Taiwan has warned it will deem any Chinese incursion into its airspace as a “first strike” and vowed to take them seriously as the self-governing territory seeks to deter Beijing from changing its “status quo”.
Taiwan’s defence minister Chiu Kuo-cheng on Wednesday said the definition of a first strike has changed as China is violating its airspace with drones and fighter jets amid a recent spate of closer incursions.
Mr Chiu was replying to a question posed by a legislator who asked whether China’s aggressive stance had changed what Taiwan defined as a “first strike” which would necessitate a response. He replied with a “yes”.
“In the past, we said we won’t be the first to strike, which meant we won’t do it without them firing artillery shells or missiles etc, first,” Mr Chiu said.

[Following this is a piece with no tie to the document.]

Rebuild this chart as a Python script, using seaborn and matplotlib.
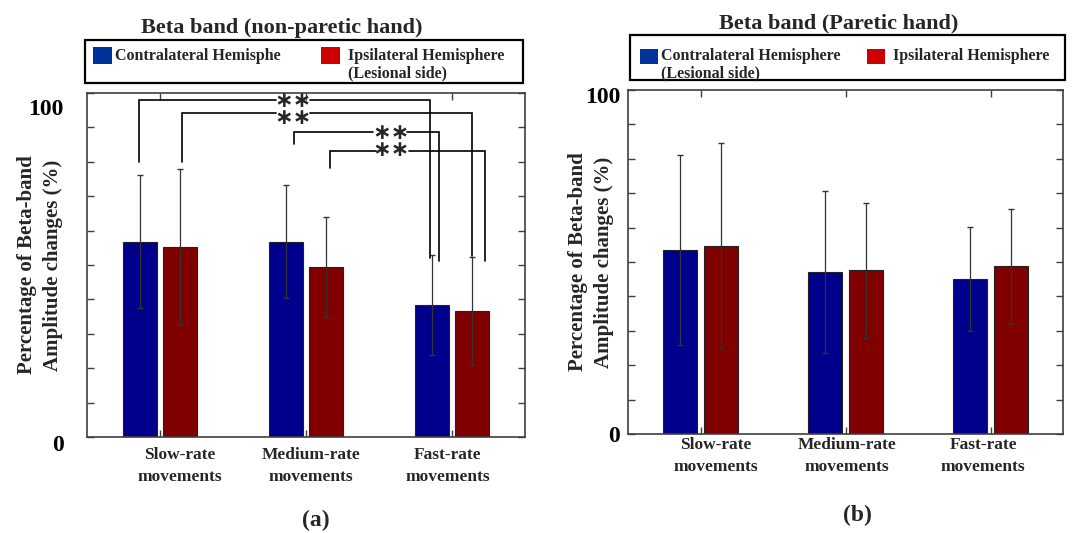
import numpy as np
import pandas as pd
import matplotlib
matplotlib.use("Agg")
import matplotlib.pyplot as plt
import seaborn as sns
from matplotlib.patches import Rectangle
from matplotlib.transforms import ScaledTranslation, blended_transform_factory

# ---------------- data ----------------
categories = ["Slow-rate", "Medium-rate", "Fast-rate"]
xlabels = ["Slow-rate\nmovements", "Medium-rate\nmovements", "Fast-rate\nmovements"]
hemis = ["Contralateral", "Ipsilateral"]

a_contra = [56.8, 56.8, 38.4]
a_ipsi = [55.3, 49.4, 36.6]
a_contra_sd = [19.4, 16.5, 14.5]
a_ipsi_sd = [22.7, 14.5, 15.6]

b_contra = [53.5, 47.0, 45.0]
b_ipsi = [54.7, 47.6, 48.7]
b_contra_sd = [27.6, 23.5, 15.2]
b_ipsi_sd = [29.8, 19.6, 16.7]

ytick_vals = [0, 100]
ytick_labels = ["0", "100"]

title_a = "Beta band (non-paretic hand)"
title_b = "Beta band (Paretic hand)"
legend_a = ["Contralateral Hemisphe", "Ipsilateral Hemisphere\n(Lesional side)"]
legend_b = ["Contralateral Hemisphere\n(Lesional side)", "Ipsilateral Hemisphere"]
ylabel = "Percentage of Beta-band\nAmplitude changes (%)"

# significance brackets (panel a)
brk_x_left = [-0.144, 0.149, 0.918, 1.164]
brk_y_left = [79.9, 79.9, 85.2, 78.1]
brk_x_right = [1.849, 2.137, 1.911, 2.226]
brk_y_right = [52.0, 52.6, 51.3, 51.3]
brk_y_top = [97.9, 94.3, 88.6, 83.1]
gap_x = [0.911, 0.911, 1.575, 1.592]
# stacked star marks (one pair of brackets each)
star_x = [0.911, 1.584]
star_y = [95.15, 85.9]
star_text = ["\u2217\u2217\n\u2217\u2217", "\u2217\u2217\n\u2217\u2217"]

# ---------------- style ----------------
BAR_BLUE = "#00008c"
BAR_RED = "#800000"
LEG_BLUE = "#003399"
LEG_RED = "#cc0000"
FRAME = "#404040"
STAR_GAP = 0.115  # half-width of the gap in bracket lines around stars

sns.set_theme(style="white")
plt.rcParams["font.family"] = ["Liberation Serif", "DejaVu Sans"]
plt.rcParams["font.weight"] = "bold"
plt.rcParams["axes.labelweight"] = "bold"

W, H = 1073, 533
fig = plt.figure(figsize=(W / 100, H / 100), dpi=100)


def fx(x):
    return x / W


def fy(y):
    return 1 - y / H


ax_a = fig.add_axes([fx(87), fy(437), (525 - 87) / W, (437 - 93) / H])
ax_b = fig.add_axes([fx(628), fy(434), (1063 - 628) / W, (434 - 90) / H])


def draw_panel(ax, contra, ipsi, contra_sd, ipsi_sd, label_x, label_y,
               ypad, ylab_shift, ylab_x):
    df = pd.DataFrame({
        "cond": categories * 2,
        "hemi": [hemis[0]] * 3 + [hemis[1]] * 3,
        "val": contra + ipsi,
    })
    sns.barplot(data=df, x="cond", y="val", hue="hemi", order=categories,
                hue_order=hemis, palette=[BAR_BLUE, BAR_RED], width=0.56,
                gap=0.167, errorbar=None, edgecolor="#222222", linewidth=0.8,
                saturation=1, legend=False, ax=ax, zorder=2)
    for cont, sds in zip(ax.containers, [contra_sd, ipsi_sd]):
        for bar, sd in zip(cont, sds):
            xc = bar.get_x() + bar.get_width() / 2
            ax.errorbar(xc, bar.get_height(), yerr=sd, ecolor="#333333",
                        elinewidth=0.9, capsize=2.5, capthick=1.0, fmt="none",
                        zorder=3)
    ax.set_xlim(-0.5, 2.5)
    ax.set_ylim(0, 100)
    ax.set_xticks(range(len(categories)))
    ax.set_xticklabels([])
    ax.set_yticks(ytick_vals)
    ax.set_yticklabels(ytick_labels)
    ax.set_yticks(np.arange(10, 100, 10), minor=True)
    ax.set_xlabel("")
    ax.tick_params(which="both", direction="in", left=True, right=True,
                   top=True, bottom=True, length=5, width=1, color=FRAME)
    ax.tick_params(axis="y", labelsize=17, pad=ypad, labelcolor="black")
    for lab, dy in zip(ax.get_yticklabels(), ylab_shift):
        lab.set_transform(lab.get_transform() +
                          ScaledTranslation(0, -dy / 100, fig.dpi_scale_trans))
    for s in ax.spines.values():
        s.set_visible(True)
        s.set_color(FRAME)
        s.set_linewidth(1.2)
    trans = blended_transform_factory(ax.transData, ax.transAxes)
    for x, t in zip(label_x, xlabels):
        ax.text(x, label_y, t, transform=trans, ha="center", va="center",
                fontsize=12.5, linespacing=1.45)
    ax.set_ylabel(ylabel, fontsize=15, va="center", linespacing=1.38)
    ax.yaxis.set_label_coords(ylab_x, 0.5)


draw_panel(ax_a, a_contra, a_ipsi, a_contra_sd, a_ipsi_sd,
           [0.137, 1.034, 1.97], -0.0843, 17, [6, 14], -0.107)
draw_panel(ax_b, b_contra, b_ipsi, b_contra_sd, b_ipsi_sd,
           [0.105, 1.01, 1.95], -0.064, 5.5, [0, 5], -0.085)

# significance brackets (line broken around the stars)
for xl, yl, xr, yr, yt, gx in zip(brk_x_left, brk_y_left, brk_x_right,
                                  brk_y_right, brk_y_top, gap_x):
    ax_a.plot([xl, xl, gx - STAR_GAP], [yl, yt, yt], color="black", lw=1.2,
              zorder=4, solid_joinstyle="miter")
    ax_a.plot([gx + STAR_GAP, xr, xr], [yt, yt, yr], color="black", lw=1.2,
              zorder=4, solid_joinstyle="miter")
for sx, sy, st in zip(star_x, star_y, star_text):
    ax_a.text(sx, sy, st, family="DejaVu Sans", fontsize=16,
              ha="center", va="center", linespacing=0.82, zorder=5)

# titles
fig.text(fx(282), fy(28), title_a, ha="center", va="center", fontsize=16)
fig.text(fx(839), fy(23), title_b, ha="center", va="center", fontsize=16)


# legends
def legend_box(x0, y0, x1, y1, sq1, sq2, t1, t2, texts):
    fig.add_artist(Rectangle((fx(x0), fy(y1)), (x1 - x0) / W, (y1 - y0) / H,
                             transform=fig.transFigure, fill=False,
                             edgecolor="black", lw=1.6))
    for (sx0, sy0, sx1, sy1), col in zip([sq1, sq2], [LEG_BLUE, LEG_RED]):
        fig.add_artist(Rectangle((fx(sx0), fy(sy1)), (sx1 - sx0) / W,
                                 (sy1 - sy0) / H, transform=fig.transFigure,
                                 facecolor=col, edgecolor="none"))
    for (tx, ty), txt in zip([t1, t2], texts):
        fig.text(fx(tx), fy(ty), txt, ha="left", va="top", fontsize=11.5,
                 linespacing=1.12)


legend_box(85, 40, 523, 83, (93, 47, 112, 64), (321, 47, 340, 64),
           (115, 48), (348, 48), legend_a)
legend_box(630, 35, 1065, 80, (640, 49, 658, 64), (867, 49, 885, 64),
           (661, 48), (893, 48), legend_b)

# panel labels
fig.text(fx(316), fy(520), "(a)", ha="center", va="center", fontsize=17)
fig.text(fx(857), fy(515), "(b)", ha="center", va="center", fontsize=17)

fig.savefig("out.png", dpi=100)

“But now the definition has obviously changed, as China used means like drones. So we have adjusted and will view any crossing of aircraft or vessels as a first strike.”
He reiterated that China has “changed the status quo” of the Taiwan Strait and is “establishing a new normal”.
Tensions between Taiwan and China are ratcheting up and reached the highest point in decades after US House speaker Nancy Pelosi defied Chinese president Xi Jinping’s warning and visited the island in August.
The trip enraged China, which claims Taiwan is its breakaway province and opposes any engagement of Taiwanese officials with foreign governments.
As a retaliatory measure, China announced a large-scale military exercise in the Taiwan Strait by firing its first ballistic missiles over Taiwan and sending warplanes across the strait’s dividing line.
Taiwan has so far responded to incursions of its air defence identification zone by issuing warnings, scrambling jets and activating anti-air missile defences.
Taipei will react militarily if Chinese forces invade the 12-nautical-mile (22km) territorial line, according to unnamed Taiwanese officials quoted by Reuters in August. So far, Chinese warships and aircrafts have not invaded the territorial line.
Responding to a question about recent drone flights over Taiwanese-controlled islands, Mr Chiu said its forces will destroy Chinese vessels crossing the line irrespective of a first strike.
“First strike or not, as long as any [Chinese] aircraft or vessel crosses the line, we will destroy it,” he said. “We have made the adjustment now.”
On 1 September, Taiwan shot down a civilian drone near Kinmen island in what it considers as Chinese grey zone warfare tactics, including “drone harassment”.
He said the growing frequency of such incursions has ruptured the concept of a median line, which was drafted by the US to prevent China from firing missiles over Taiwan into Japan’s exclusive economic zone. Beijing has long denied its existence.
He said Taiwan will “try our best to avoid a minor incident that could escalate the situation ... but if China continues with repeated actions, we will show our will.”